Procedure: Unknown Shape

  1. This time, a different object is placed under the cardboard platform.
  2. Center sheet of paper on the upper side of the cardboard platform and tape down.
  3. Stand in front of one side of the cardboard platform.
  4. Roll marble with moderate force and speed under cardboard platform. Marble must be aimed in a straight path.
  5. Observe where the marble comes out from and with the dark marker, trace the approximate path of the marble on the paper.
  6. Repeat rolling marble (and tracing paths) at least 20 times on same side of cardboard.
  7. After marble has been rolled at least 20 times on one side of the cardboard, move on to another side of the cardboard and repeat process until marble has been rolled under cardboard from all sides.
  8. After sketching the apparent paths of the marble from all sides, the general size and shape of the unknown target should emerge.
  9. Form a working hypothesis concerning the structure of the unknown target.
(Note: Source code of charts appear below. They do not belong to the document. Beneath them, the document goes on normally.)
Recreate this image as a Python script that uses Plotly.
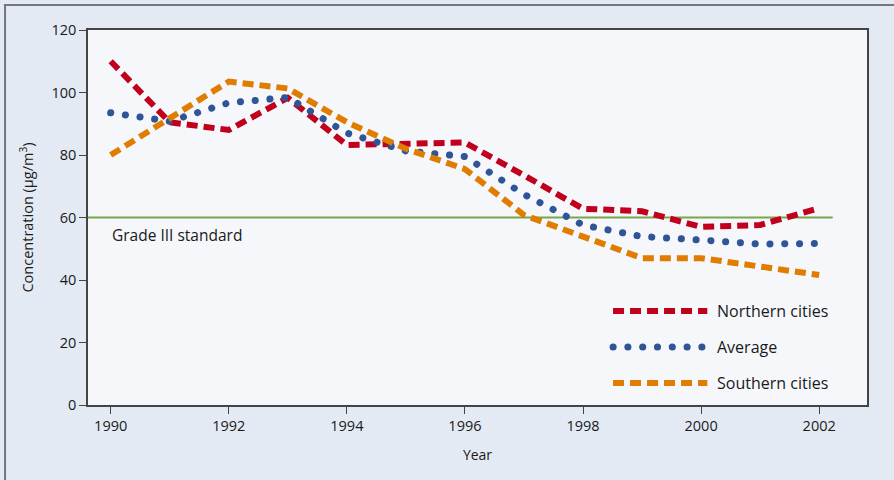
import plotly.graph_objects as go

years = [1990, 1991, 1992, 1993, 1994, 1995, 1996, 1997, 1998, 1999, 2000, 2001, 2002]
northern = [110, 90.5, 88, 98.3, 83.2, 83.5, 84, 73.5, 62.8, 62, 57, 57.6, 63]
average = [93.5, 90.8, 96.7, 98.4, 87, 81.3, 79.5, 67.4, 57.6, 53.9, 52.8, 51.5, 51.7]
southern = [80, 91.5, 103.5, 101.3, 90.5, 82, 75.5, 60.8, 54, 47, 47, 44.5, 41.6]
standard_value = 60
x_ticks = [1990, 1992, 1994, 1996, 1998, 2000, 2002]
y_ticks = [0, 20, 40, 60, 80, 100, 120]

RED = "#c0001d"
BLUE = "#2f5597"
ORANGE = "#e07c00"
GREEN = "#76a84a"
FONT = "Open Sans"
TXT = "#1a1a1a"

fig = go.Figure()
fig.add_trace(go.Scatter(x=years, y=northern, mode="lines", name="Northern cities",
                         line=dict(color=RED, width=6, dash="11px,6px"), showlegend=False))
fig.add_trace(go.Scatter(x=years, y=average, mode="lines", name="Average",
                         line=dict(color=BLUE, width=7, dash="0.1px,14.7px"), showlegend=False))
fig.add_trace(go.Scatter(x=years, y=southern, mode="lines", name="Southern cities",
                         line=dict(color=ORANGE, width=6, dash="11px,6px"), showlegend=False))

# standard line
fig.add_shape(type="line", xref="paper", yref="y", x0=0, x1=0.956, y0=standard_value, y1=standard_value,
              line=dict(color=GREEN, width=2), layer="below")
fig.add_annotation(x=0.028, xref="paper", y=standard_value, yref="y", yshift=-17,
                   text="Grade III standard", showarrow=False, xanchor="left",
                   font=dict(family=FONT, size=15.5, color=TXT))

# custom legend
legend_items = [("Northern cities", RED, "11px,6px", 6), ("Average", BLUE, "0.1px,14.7px", 7),
                ("Southern cities", ORANGE, "11px,6px", 6)]
x0, x1 = 0.674, 0.795
ys = [0.2507, 0.1547, 0.0587]
for (name, col, dash, w), yy in zip(legend_items, ys):
    fig.add_shape(type="line", xref="paper", yref="paper", x0=x0, x1=x1, y0=yy, y1=yy,
                  line=dict(color=col, width=w, dash=dash))
    fig.add_annotation(xref="paper", yref="paper", x=x1 + 0.01, y=yy, text=name,
                       showarrow=False, xanchor="left", yanchor="middle",
                       font=dict(family=FONT, size=16, color=TXT))

# outer frame (top and left)
fig.add_shape(type="line", xref="paper", yref="paper", x0=-0.108, x1=1.04, y0=1.0667, y1=1.0667,
              line=dict(color="#777777", width=2))
fig.add_shape(type="line", xref="paper", yref="paper", x0=-0.1065, x1=-0.1065, y0=-0.2, y1=1.068,
              line=dict(color="#777777", width=2))

fig.update_layout(
    width=894, height=480,
    margin=dict(l=88, r=27, t=30, b=75),
    paper_bgcolor="#e4eaf4",
    plot_bgcolor="#f5f7fb",
    font=dict(family=FONT, size=14, color=TXT),
    xaxis=dict(range=[1989.616, 2002.81], tickvals=x_ticks, ticks="outside", ticklen=7,
               tickcolor="#444", showgrid=False, zeroline=False, showline=True,
               linecolor="#444", linewidth=1.5, mirror=True,
               title=dict(text="Year", font=dict(size=14), standoff=16),
               tickfont=dict(size=14.5)),
    yaxis=dict(range=[0, 120], tickvals=y_ticks, ticks="outside", ticklen=7,
               tickcolor="#444", showgrid=False, zeroline=False, showline=True,
               linecolor="#444", linewidth=1.5, mirror=True,
               title=dict(text="Concentration (µg/m<sup>3</sup>)", font=dict(size=14.5), standoff=14),
               tickfont=dict(size=14.5)),
)

post = """
document.body.style.margin='0';
var st=document.createElement('style');
st.innerHTML='body{margin:0;} .scatterlayer .trace:nth-child(2) .js-line{stroke-linecap:round;}';
document.head.appendChild(st);
var gd=document.getElementsByClassName('plotly-graph-div')[0];
function fix(){var ps=gd.querySelectorAll('.shapelayer path');
 ps.forEach(function(p){ if((p.getAttribute('style')||'').indexOf('stroke-dasharray: 0.1px')>=0){p.style.strokeLinecap='round';}});}
fix(); gd.on && gd.on('plotly_afterplot', fix);
"""
fig.write_html("out.html", post_script=post, config={"displayModeBar": False})
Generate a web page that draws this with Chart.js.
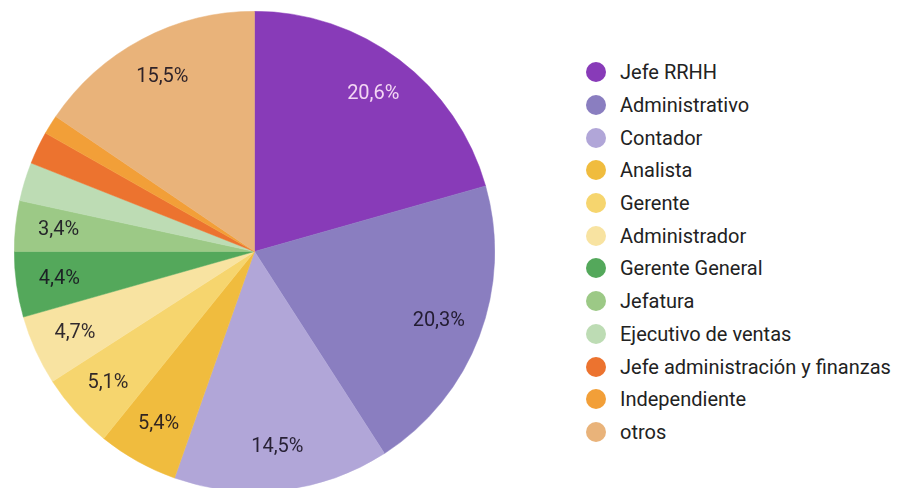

Based on this hypothesis, on the sheet of paper you are using to trace the path of the marble, outline the shape you think the object lying directly underneath the board has.
  10. Draw the general size and shape of the target to approximate scale in the square below:
  1. Measure the length and width of the shape you drew on the white sheet of paper.
  2. Turn cardboard over and find out what the object is, then take actual measurements of object.
  3. Check actual measurements with teacher.

Questions:

  1. Compare your object’s sketch to the actual shape of the object. Were you close?
  1. Compare your estimated measurements to the object’s actual measurements. Were you close?